++++ Data provided

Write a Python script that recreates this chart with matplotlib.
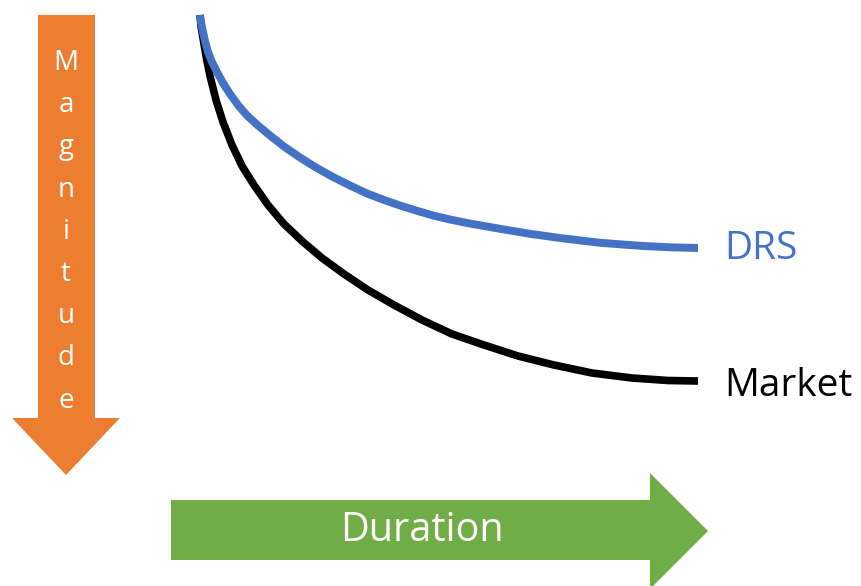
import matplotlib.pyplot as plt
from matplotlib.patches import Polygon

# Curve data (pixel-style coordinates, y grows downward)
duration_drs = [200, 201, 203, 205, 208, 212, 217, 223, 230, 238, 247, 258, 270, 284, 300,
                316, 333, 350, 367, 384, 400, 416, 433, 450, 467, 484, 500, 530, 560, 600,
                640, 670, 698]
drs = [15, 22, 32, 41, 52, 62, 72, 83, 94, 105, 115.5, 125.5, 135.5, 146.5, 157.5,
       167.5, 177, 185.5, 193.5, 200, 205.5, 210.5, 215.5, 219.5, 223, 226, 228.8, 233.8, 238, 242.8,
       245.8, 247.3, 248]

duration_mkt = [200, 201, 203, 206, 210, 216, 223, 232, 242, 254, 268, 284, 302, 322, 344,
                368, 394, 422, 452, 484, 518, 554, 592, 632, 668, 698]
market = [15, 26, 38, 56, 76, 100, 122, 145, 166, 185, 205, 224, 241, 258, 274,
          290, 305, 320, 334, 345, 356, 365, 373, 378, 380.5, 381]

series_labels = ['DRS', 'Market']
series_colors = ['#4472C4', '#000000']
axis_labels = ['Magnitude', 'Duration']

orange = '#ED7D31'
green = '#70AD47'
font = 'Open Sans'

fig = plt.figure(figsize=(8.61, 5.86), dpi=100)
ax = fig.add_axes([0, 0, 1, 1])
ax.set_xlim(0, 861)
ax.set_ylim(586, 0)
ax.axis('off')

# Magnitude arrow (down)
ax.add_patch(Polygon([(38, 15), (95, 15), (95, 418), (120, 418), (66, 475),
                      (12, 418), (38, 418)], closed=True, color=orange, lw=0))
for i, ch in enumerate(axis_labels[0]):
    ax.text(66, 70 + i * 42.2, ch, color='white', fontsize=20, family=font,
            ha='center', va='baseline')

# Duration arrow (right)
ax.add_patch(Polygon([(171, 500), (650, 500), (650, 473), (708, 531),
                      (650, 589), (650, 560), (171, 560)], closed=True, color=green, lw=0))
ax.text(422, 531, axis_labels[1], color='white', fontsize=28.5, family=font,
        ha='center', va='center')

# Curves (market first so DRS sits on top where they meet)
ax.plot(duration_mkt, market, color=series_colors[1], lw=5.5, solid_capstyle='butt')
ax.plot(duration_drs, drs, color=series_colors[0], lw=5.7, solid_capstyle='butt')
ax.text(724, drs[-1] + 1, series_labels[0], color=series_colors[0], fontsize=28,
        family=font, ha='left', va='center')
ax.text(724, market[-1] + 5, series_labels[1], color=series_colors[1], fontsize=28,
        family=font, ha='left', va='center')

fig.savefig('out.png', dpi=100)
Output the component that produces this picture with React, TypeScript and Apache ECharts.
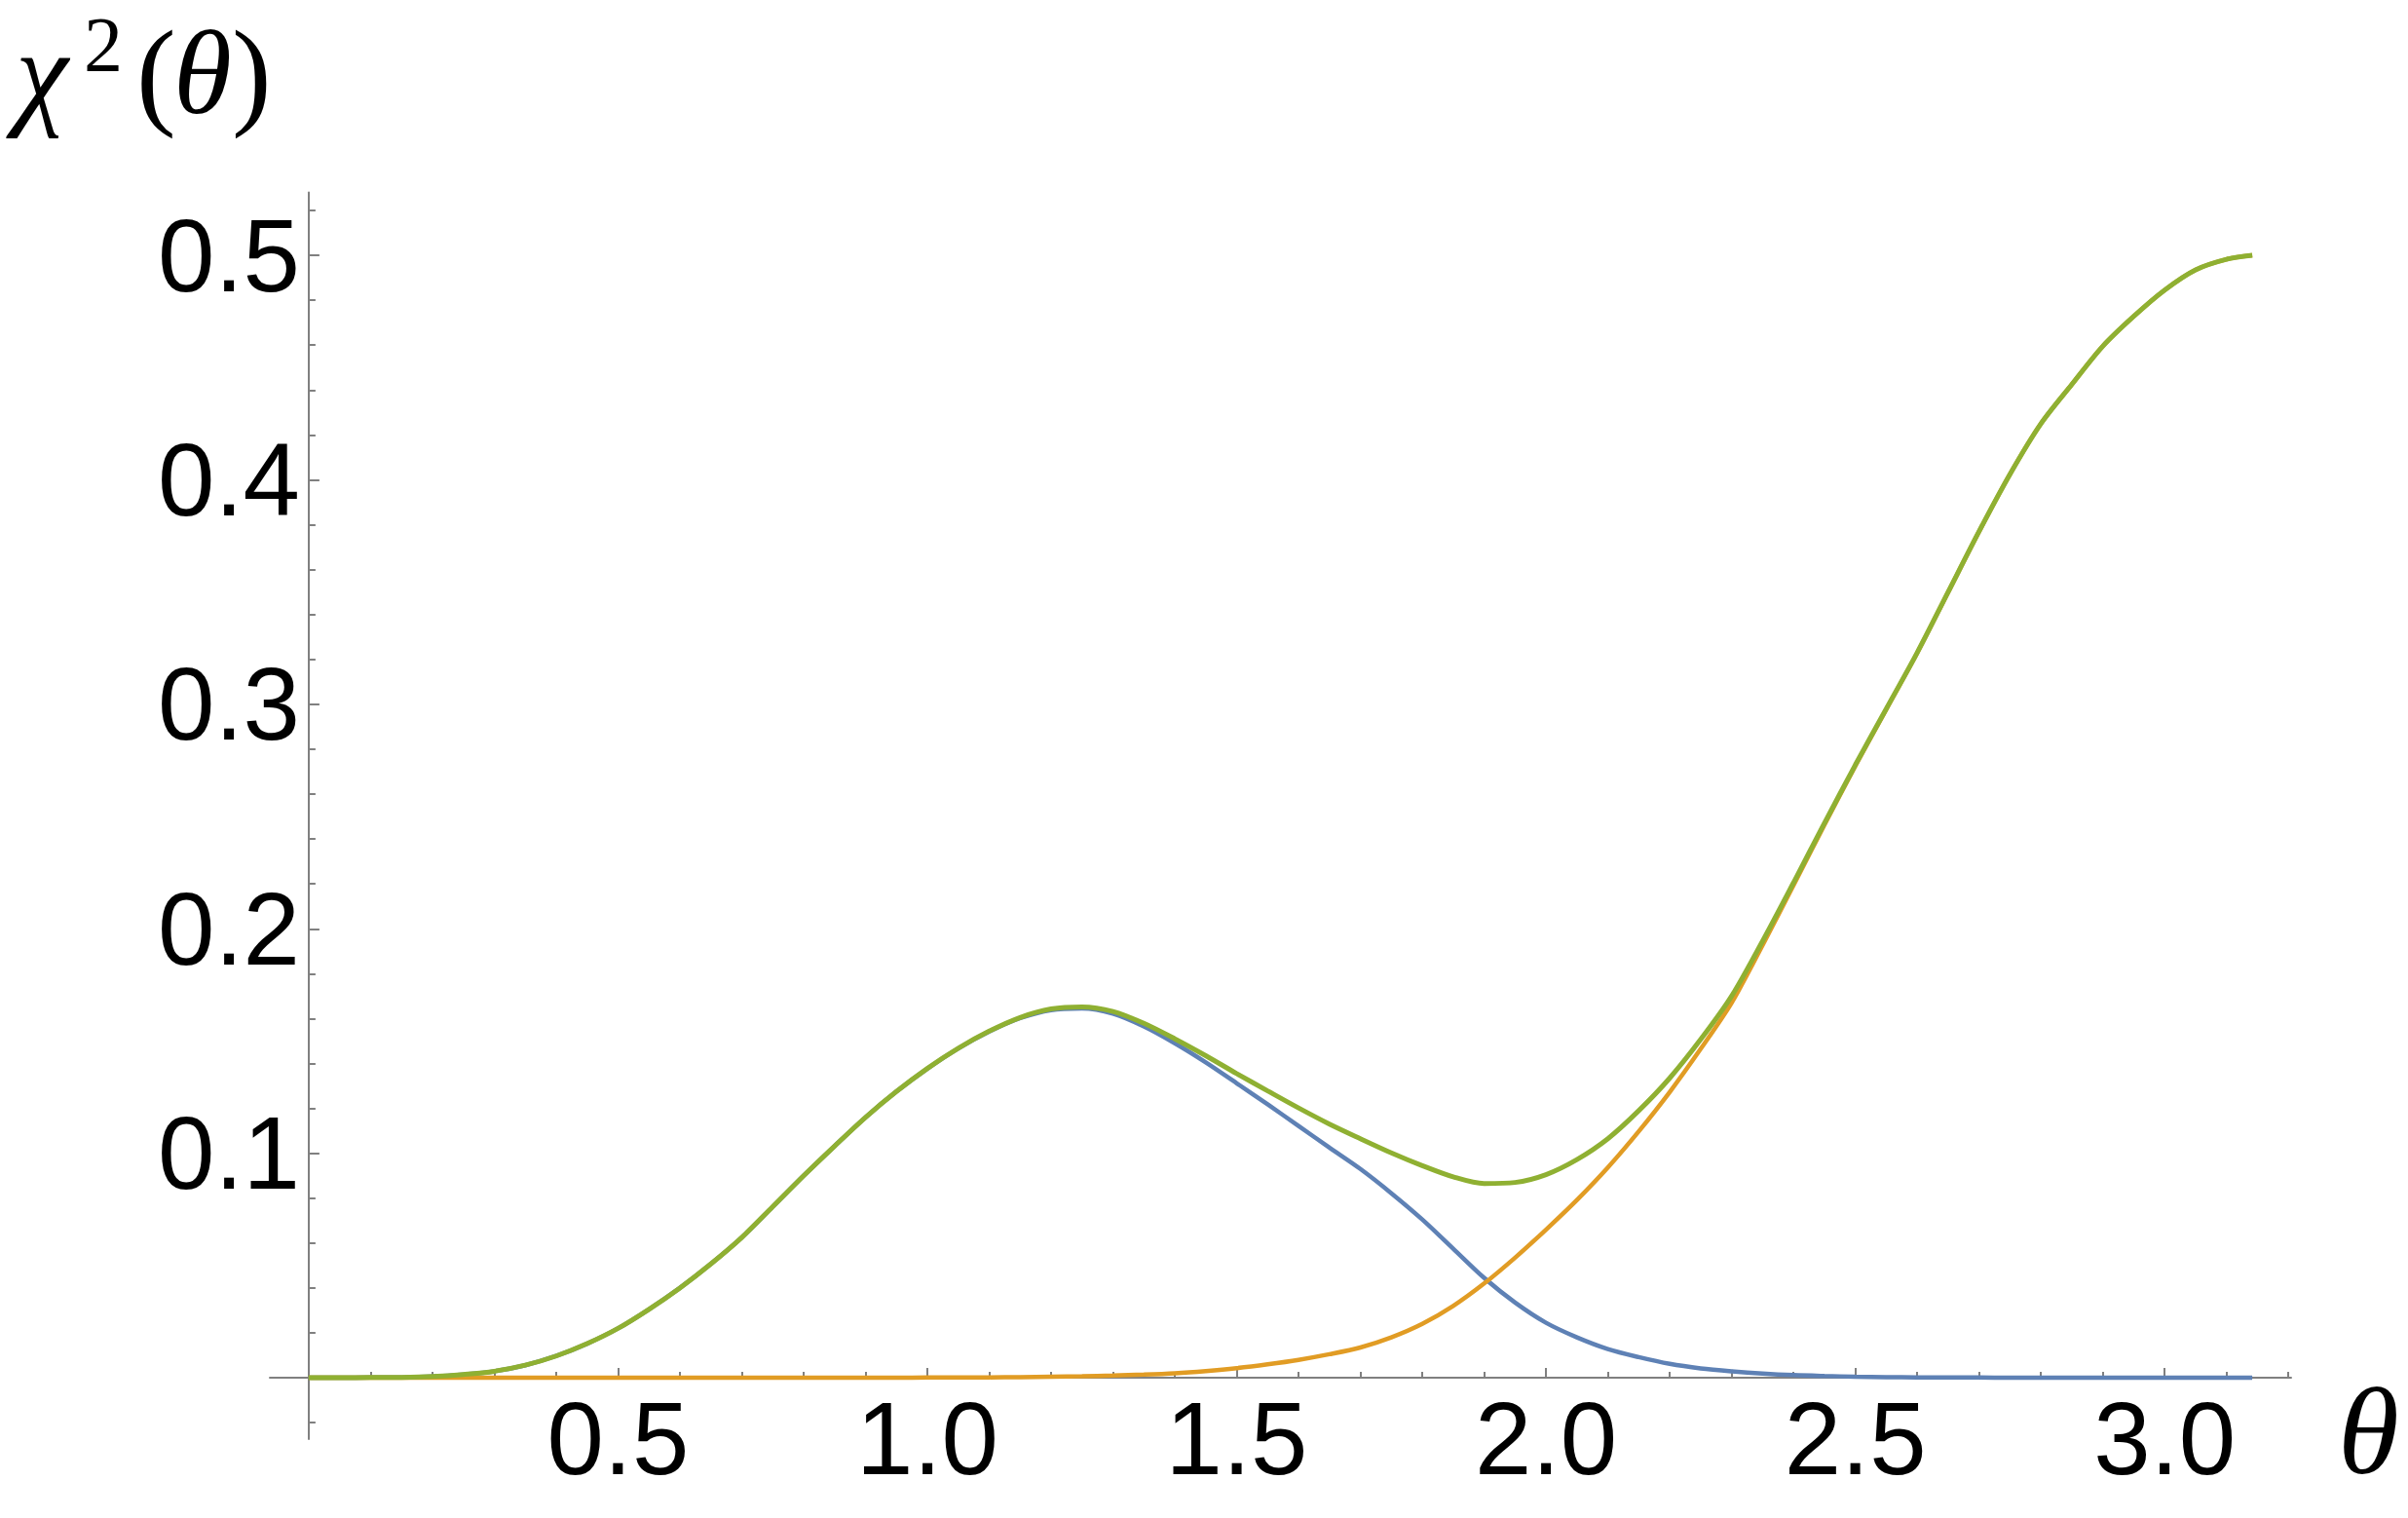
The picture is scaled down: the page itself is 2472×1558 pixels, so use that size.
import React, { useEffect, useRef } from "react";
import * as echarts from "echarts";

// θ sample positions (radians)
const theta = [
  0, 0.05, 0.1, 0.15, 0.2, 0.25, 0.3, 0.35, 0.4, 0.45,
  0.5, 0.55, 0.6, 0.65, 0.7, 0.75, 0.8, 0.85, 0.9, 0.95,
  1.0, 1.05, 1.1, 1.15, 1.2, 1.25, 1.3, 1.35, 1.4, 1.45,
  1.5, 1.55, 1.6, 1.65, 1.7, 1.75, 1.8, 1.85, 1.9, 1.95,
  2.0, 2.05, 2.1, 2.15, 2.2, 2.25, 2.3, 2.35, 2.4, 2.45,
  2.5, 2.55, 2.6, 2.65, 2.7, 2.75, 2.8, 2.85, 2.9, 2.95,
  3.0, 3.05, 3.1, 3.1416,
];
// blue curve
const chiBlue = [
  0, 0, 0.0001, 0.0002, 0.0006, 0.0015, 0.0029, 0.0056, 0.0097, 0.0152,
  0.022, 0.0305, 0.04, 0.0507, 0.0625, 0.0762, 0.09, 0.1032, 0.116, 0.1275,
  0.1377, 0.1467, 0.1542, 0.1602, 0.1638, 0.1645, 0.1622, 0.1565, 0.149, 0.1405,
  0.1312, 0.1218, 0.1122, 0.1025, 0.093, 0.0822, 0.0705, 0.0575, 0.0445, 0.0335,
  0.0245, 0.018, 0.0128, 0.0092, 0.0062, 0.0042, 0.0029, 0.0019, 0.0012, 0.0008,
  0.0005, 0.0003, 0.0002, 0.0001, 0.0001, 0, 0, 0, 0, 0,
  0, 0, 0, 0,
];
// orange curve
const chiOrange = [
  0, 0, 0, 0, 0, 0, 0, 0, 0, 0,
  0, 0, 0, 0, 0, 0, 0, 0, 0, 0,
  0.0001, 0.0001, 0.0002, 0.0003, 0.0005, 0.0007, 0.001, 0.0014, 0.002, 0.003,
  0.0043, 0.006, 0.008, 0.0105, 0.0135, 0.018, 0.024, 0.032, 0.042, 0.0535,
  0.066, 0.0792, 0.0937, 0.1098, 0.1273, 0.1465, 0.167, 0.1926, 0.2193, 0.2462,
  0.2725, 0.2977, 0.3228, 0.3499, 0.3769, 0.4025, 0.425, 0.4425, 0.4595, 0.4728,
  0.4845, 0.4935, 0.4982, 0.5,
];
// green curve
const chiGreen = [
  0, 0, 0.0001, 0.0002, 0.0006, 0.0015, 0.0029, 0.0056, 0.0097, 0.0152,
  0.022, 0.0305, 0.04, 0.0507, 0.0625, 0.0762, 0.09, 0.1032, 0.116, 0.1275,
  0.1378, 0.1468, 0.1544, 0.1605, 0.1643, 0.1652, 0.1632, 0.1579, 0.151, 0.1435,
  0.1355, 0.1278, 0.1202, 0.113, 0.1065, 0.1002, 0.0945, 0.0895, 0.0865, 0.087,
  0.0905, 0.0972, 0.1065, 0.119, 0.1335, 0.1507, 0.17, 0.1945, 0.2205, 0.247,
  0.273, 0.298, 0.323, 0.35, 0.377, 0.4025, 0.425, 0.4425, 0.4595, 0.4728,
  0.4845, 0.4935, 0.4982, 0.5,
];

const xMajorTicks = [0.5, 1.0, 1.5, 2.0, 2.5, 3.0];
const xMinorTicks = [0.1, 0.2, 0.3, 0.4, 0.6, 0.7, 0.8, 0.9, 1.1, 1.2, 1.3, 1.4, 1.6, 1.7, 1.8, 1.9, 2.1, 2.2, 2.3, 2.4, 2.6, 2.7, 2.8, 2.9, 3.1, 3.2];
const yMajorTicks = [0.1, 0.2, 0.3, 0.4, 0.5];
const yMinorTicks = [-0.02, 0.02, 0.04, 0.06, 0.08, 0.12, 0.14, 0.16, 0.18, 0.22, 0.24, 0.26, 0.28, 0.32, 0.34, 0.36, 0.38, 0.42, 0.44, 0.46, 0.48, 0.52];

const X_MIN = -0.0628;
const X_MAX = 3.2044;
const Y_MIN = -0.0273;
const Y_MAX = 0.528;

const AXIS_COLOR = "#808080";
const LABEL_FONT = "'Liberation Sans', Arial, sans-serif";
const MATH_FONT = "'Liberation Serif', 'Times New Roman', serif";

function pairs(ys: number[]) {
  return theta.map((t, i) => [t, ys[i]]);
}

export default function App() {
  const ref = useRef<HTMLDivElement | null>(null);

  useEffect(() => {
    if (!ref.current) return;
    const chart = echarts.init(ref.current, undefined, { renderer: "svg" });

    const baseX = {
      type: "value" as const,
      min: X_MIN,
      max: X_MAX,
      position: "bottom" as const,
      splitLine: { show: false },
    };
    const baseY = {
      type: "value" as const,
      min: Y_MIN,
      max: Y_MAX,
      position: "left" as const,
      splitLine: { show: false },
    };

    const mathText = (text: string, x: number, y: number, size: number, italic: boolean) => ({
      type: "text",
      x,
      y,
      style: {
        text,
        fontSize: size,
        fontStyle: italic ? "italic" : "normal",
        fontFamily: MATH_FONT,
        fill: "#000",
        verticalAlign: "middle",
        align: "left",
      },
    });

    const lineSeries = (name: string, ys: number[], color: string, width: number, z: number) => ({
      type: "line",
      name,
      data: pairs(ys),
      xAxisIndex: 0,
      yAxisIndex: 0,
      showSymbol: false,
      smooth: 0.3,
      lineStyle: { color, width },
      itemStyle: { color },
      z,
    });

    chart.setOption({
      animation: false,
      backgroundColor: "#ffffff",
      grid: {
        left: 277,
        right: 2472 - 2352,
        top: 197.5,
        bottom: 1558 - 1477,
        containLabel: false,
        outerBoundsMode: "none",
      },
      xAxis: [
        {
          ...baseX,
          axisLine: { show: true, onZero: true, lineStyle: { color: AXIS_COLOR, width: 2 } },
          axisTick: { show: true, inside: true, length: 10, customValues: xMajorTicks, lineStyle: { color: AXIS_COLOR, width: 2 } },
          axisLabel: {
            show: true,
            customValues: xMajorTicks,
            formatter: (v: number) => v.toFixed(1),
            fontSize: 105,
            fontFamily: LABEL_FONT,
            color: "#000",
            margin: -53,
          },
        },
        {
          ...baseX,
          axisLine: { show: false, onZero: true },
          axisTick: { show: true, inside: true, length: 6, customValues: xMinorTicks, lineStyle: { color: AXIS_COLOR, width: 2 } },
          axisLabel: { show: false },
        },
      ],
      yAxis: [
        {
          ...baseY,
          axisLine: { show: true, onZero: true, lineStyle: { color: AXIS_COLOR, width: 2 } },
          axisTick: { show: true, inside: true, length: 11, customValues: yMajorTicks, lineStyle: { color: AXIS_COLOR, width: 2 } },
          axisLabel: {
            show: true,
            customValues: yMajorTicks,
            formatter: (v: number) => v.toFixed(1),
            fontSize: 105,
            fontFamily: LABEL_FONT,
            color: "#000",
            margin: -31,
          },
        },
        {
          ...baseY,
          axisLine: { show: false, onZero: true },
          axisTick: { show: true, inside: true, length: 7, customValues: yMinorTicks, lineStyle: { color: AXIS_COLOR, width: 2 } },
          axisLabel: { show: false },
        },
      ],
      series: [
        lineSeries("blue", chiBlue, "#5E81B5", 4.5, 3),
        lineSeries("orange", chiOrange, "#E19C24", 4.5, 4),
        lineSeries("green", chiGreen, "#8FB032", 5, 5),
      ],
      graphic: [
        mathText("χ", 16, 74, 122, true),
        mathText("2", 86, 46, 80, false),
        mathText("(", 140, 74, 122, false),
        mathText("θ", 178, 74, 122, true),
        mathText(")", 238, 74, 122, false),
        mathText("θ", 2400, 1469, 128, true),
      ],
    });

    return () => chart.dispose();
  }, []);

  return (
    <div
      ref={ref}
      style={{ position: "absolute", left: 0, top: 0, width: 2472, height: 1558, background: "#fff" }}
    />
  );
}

++++++++

From the records above, give again only the part that opens with the line containing "Output the component" and closes with the line containing "import * as". Keep both ends but drop the pictures.

• [The output]:
Output the component that produces this picture with React, TypeScript and Apache ECharts.
The picture is scaled down: the page itself is 2472×1558 pixels, so use that size.
import React, { useEffect, useRef } from "react";
import * as echarts from "echarts";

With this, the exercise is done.